Federal Circuit Rules Trademarks Critical of Public and Government Figures Unconstitutional featured image

Federal Circuit Rules Trademarks Critical of Public and Government Figures Unconstitutional

by John DiGiacomo

Partner

Trademark

Last week the United States Patent and Trademark Office (USPTO) suspended all trademark applications involving marks subject to refusal under 15 U.S.C. § 1052(c) (or “section 2(c)”) that are critical of government officials or public figures. This comes after the United States Court of Appeals for the Federal Circuit in In re Elster, 26 F.4th 1328, 2022 USPQ2d 195 (Fed. Cir. 2022) recently held that section 2(c) is unconstitutional when applied to trademarks that are critical of the government or governmental officials. The USPTO filed an appeal with the United States Supreme Court and suspended all applications related to section 2(c).

Section 2(c) states: “No trademark by which the goods of the applicant may be distinguished from the goods of others shall be refused registration on the principal register on account of its nature unless it . . . Consists of or comprises a name, portrait, or signature identifying a particular living individual except by his written consent, or the name, signature, or portrait of a deceased President of the United States during the life of his widow, if any, except by the written consent of the widow.” In other words, marks that use the name of a living person cannot be registered without the consent of the individual whose name is being trademarked. The rationale behind this prohibition is that using the name of a living person to identify the source of goods or services without that person’s consent per se creates a false association and/or endorsement of the goods or services by that named person.

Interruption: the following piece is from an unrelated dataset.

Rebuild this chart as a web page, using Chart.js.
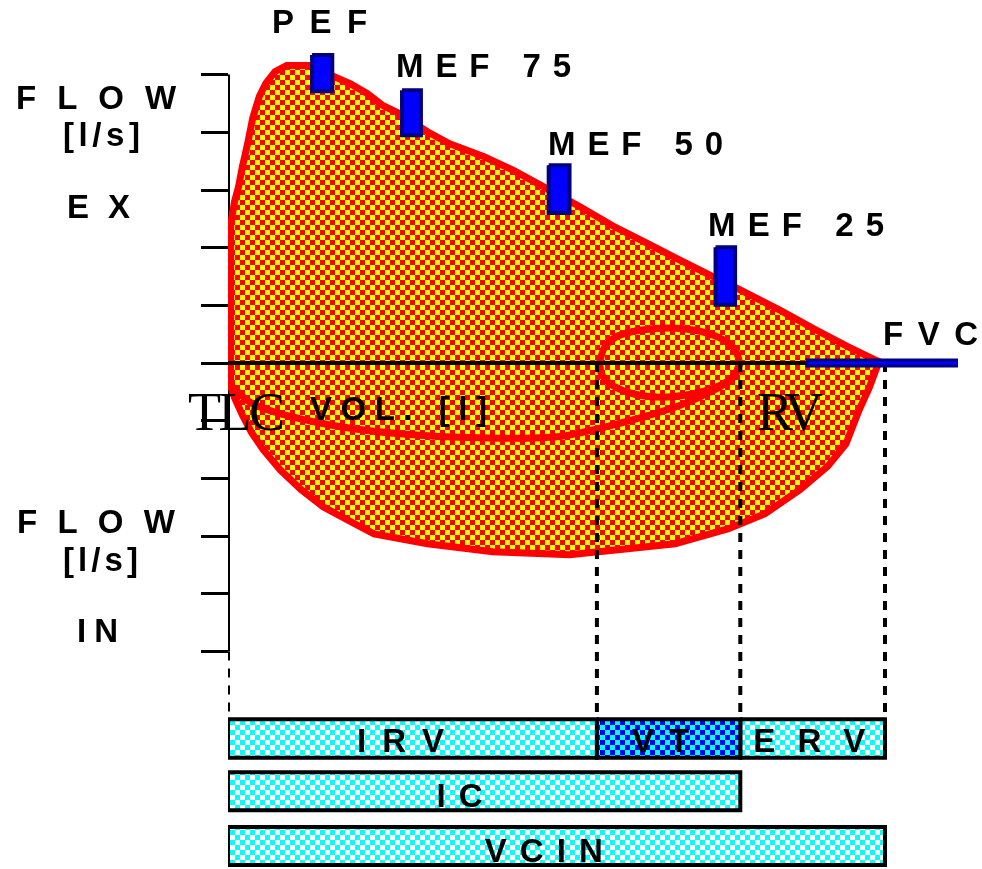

That provision is now under judicial scrutiny because of its implications for free speech, particularly political speech, which is the most protected type of speech in the United States. In Elster, the Federal Circuit found that denying trademark protection for the mark TRUMP TOO SMALL, which it considered to be arguably critical of an American political figure, was unconstitutional where such a denial could chill critical speech of elected (or formerly elected) officials. The Federal Circuit wrote: “the First Amendment has its fullest and most urgent application to speech concerning public officials. Laws suppressing the right to praise or criticize governmental agents generally cannot be squared with the First Amendment.” Elster, 26 F.4th at 1334. The Federal Circuit was not persuaded by the fact that denial of federal trademark registration does not prevent the applicant from using its mark. According to the court, the denial of valuable government-provided benefits is enough to chill highly protected speech.

Now the Supreme Court may hear and weigh in on this issue. This decision comes on the heels of the Supreme Court’s decision in In re Tam, where the Court held that a similar provision in the Lanham Act, which allowed the USPTO to reject marks that were disparaging to a group of people, was unconstitutional as a chill on free speech. Commentators and trademark attorneys were concerned that the Tam decision would open the door to other attacks on the Lanham Act, and they appear to have been right.